» **Directions for this task**
Don't include pictures. Quote the lines below from the first through the line that contains "900, 400, 0];".
* start *
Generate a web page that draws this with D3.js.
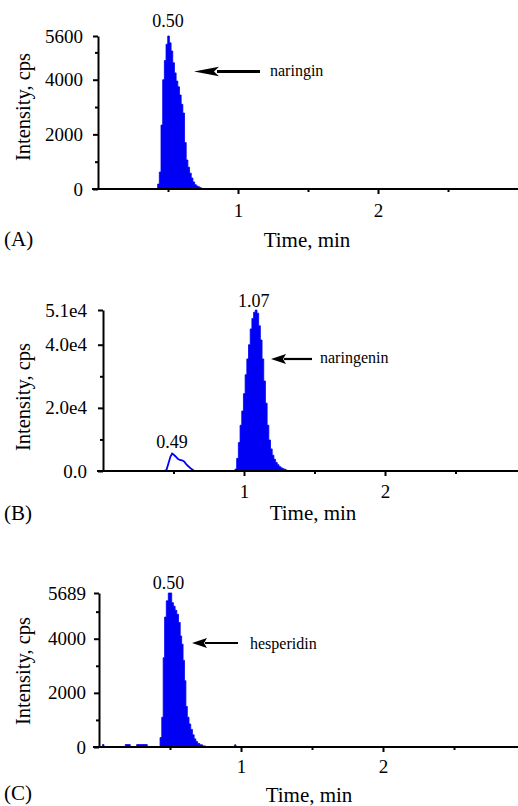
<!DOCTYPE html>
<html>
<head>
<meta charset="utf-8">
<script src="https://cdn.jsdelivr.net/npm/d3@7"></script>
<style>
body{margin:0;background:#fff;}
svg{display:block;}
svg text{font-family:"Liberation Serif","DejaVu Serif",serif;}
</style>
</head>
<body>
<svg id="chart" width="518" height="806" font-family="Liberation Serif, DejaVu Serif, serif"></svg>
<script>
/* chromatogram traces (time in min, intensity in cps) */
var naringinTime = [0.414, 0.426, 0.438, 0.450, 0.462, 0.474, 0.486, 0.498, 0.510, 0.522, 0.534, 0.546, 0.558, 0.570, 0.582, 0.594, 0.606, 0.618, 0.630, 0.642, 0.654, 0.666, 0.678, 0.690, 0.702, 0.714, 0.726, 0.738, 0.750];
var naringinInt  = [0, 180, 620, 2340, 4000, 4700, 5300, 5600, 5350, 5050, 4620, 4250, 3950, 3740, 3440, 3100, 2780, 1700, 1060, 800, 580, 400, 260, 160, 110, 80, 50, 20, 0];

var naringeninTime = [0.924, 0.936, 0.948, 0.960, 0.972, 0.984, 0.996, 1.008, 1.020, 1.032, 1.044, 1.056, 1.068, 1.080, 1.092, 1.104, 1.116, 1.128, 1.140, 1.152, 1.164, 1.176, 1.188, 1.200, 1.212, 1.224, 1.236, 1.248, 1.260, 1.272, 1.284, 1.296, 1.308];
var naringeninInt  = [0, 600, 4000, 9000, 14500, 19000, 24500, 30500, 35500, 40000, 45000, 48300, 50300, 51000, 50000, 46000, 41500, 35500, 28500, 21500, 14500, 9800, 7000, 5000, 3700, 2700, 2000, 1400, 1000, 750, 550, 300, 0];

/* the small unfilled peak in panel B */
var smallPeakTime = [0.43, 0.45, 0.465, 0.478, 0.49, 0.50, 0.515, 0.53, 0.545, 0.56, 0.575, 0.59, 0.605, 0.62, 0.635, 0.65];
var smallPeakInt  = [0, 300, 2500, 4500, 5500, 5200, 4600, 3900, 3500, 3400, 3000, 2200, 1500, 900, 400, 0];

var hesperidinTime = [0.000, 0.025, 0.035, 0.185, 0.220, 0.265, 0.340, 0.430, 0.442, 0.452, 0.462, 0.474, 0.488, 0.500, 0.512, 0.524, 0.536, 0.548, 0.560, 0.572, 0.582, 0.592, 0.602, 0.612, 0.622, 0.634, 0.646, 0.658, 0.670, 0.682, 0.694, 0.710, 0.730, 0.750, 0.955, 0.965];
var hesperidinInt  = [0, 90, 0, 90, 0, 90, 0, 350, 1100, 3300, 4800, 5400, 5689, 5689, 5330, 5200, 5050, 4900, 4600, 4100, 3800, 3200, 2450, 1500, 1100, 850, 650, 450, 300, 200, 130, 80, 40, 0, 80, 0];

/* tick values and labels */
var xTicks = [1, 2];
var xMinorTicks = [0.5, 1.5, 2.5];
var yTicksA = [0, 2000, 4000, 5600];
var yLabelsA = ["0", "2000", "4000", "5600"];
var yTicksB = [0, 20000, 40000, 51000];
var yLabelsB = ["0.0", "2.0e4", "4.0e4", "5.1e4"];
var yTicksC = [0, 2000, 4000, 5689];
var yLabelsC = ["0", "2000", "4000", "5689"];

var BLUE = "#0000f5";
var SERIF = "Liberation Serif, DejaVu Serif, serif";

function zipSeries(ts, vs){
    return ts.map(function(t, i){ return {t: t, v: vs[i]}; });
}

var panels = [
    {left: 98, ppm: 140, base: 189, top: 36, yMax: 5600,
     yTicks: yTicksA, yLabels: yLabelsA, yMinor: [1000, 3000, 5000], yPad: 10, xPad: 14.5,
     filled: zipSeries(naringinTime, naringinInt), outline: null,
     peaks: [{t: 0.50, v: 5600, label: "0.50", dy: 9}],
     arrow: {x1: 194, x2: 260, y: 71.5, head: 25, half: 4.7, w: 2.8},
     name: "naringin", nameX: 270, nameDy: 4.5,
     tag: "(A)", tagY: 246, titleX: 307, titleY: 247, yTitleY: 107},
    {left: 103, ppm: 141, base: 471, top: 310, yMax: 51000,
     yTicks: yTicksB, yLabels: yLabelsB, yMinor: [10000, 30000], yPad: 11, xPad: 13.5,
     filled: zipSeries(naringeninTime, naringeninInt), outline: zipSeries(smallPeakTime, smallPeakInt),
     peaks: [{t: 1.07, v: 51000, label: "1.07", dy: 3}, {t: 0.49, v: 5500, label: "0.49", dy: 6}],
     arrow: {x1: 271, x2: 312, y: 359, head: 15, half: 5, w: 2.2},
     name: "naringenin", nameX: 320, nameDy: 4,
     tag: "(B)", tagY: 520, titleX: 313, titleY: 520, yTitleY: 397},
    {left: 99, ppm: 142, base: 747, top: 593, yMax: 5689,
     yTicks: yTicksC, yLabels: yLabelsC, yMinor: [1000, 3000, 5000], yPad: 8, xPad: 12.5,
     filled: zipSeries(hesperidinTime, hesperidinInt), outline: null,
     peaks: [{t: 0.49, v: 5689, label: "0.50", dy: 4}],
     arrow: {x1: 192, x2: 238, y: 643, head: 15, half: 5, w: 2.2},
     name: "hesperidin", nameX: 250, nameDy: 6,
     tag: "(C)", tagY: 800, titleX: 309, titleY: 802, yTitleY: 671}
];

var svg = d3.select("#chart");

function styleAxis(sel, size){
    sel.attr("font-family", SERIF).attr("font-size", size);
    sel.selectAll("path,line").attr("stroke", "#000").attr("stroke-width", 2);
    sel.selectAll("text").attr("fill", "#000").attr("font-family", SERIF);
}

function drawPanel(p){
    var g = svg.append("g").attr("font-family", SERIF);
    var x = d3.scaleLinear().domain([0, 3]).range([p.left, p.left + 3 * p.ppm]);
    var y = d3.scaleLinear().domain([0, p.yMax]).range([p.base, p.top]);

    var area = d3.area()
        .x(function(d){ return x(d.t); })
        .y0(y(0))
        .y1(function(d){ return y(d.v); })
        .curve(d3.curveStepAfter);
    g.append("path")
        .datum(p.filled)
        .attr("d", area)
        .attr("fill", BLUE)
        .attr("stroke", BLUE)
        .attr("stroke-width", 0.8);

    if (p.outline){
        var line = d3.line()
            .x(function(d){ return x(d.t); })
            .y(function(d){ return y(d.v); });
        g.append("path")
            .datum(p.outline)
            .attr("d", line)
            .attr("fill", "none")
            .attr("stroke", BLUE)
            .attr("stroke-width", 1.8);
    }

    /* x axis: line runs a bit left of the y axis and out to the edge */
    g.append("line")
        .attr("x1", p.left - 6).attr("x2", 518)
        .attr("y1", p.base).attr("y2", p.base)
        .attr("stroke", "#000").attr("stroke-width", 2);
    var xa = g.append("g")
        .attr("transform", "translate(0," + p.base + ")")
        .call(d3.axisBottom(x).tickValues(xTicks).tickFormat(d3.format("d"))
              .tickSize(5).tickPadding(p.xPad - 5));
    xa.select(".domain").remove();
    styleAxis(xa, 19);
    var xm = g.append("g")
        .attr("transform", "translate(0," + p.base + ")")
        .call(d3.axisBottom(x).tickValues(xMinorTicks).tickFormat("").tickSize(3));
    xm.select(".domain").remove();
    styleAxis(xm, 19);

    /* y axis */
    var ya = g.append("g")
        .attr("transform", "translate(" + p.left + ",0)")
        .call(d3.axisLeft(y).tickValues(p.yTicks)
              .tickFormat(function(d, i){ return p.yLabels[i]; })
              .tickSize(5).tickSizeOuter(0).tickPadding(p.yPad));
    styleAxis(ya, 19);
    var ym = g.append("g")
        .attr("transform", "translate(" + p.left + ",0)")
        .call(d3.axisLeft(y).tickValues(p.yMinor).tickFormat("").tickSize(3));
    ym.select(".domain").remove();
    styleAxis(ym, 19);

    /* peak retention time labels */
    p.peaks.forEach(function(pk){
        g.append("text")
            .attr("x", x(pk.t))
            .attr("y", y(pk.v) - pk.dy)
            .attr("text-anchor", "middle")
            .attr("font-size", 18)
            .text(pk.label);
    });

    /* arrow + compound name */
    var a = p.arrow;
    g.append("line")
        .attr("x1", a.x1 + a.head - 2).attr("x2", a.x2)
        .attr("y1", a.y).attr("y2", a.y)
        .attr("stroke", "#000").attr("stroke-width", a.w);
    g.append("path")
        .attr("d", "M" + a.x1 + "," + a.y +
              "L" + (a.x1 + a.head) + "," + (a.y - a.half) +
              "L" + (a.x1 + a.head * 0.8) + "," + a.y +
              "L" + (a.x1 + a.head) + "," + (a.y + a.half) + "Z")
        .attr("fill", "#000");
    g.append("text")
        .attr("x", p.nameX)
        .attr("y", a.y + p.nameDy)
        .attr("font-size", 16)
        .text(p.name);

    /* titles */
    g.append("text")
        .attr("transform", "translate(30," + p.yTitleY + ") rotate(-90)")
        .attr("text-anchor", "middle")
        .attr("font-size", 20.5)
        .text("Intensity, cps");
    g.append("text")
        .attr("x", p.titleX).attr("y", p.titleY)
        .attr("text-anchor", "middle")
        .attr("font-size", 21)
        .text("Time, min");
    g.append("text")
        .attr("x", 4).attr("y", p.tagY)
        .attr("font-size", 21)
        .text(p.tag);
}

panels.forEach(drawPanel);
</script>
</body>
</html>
* end *
» **Solution for this problem**
Generate a web page that draws this with D3.js.
<!DOCTYPE html>
<html>
<head>
<meta charset="utf-8">
<script src="https://cdn.jsdelivr.net/npm/d3@7"></script>
<style>
body{margin:0;background:#fff;}
svg{display:block;}
svg text{font-family:"Liberation Serif","DejaVu Serif",serif;}
</style>
</head>
<body>
<svg id="chart" width="518" height="806" font-family="Liberation Serif, DejaVu Serif, serif"></svg>
<script>
/* chromatogram traces (time in min, intensity in cps) */
var naringinTime = [0.414, 0.426, 0.438, 0.450, 0.462, 0.474, 0.486, 0.498, 0.510, 0.522, 0.534, 0.546, 0.558, 0.570, 0.582, 0.594, 0.606, 0.618, 0.630, 0.642, 0.654, 0.666, 0.678, 0.690, 0.702, 0.714, 0.726, 0.738, 0.750];
var naringinInt  = [0, 180, 620, 2340, 4000, 4700, 5300, 5600, 5350, 5050, 4620, 4250, 3950, 3740, 3440, 3100, 2780, 1700, 1060, 800, 580, 400, 260, 160, 110, 80, 50, 20, 0];

var naringeninTime = [0.924, 0.936, 0.948, 0.960, 0.972, 0.984, 0.996, 1.008, 1.020, 1.032, 1.044, 1.056, 1.068, 1.080, 1.092, 1.104, 1.116, 1.128, 1.140, 1.152, 1.164, 1.176, 1.188, 1.200, 1.212, 1.224, 1.236, 1.248, 1.260, 1.272, 1.284, 1.296, 1.308];
var naringeninInt  = [0, 600, 4000, 9000, 14500, 19000, 24500, 30500, 35500, 40000, 45000, 48300, 50300, 51000, 50000, 46000, 41500, 35500, 28500, 21500, 14500, 9800, 7000, 5000, 3700, 2700, 2000, 1400, 1000, 750, 550, 300, 0];

/* the small unfilled peak in panel B */
var smallPeakTime = [0.43, 0.45, 0.465, 0.478, 0.49, 0.50, 0.515, 0.53, 0.545, 0.56, 0.575, 0.59, 0.605, 0.62, 0.635, 0.65];
var smallPeakInt  = [0, 300, 2500, 4500, 5500, 5200, 4600, 3900, 3500, 3400, 3000, 2200, 1500, 900, 400, 0];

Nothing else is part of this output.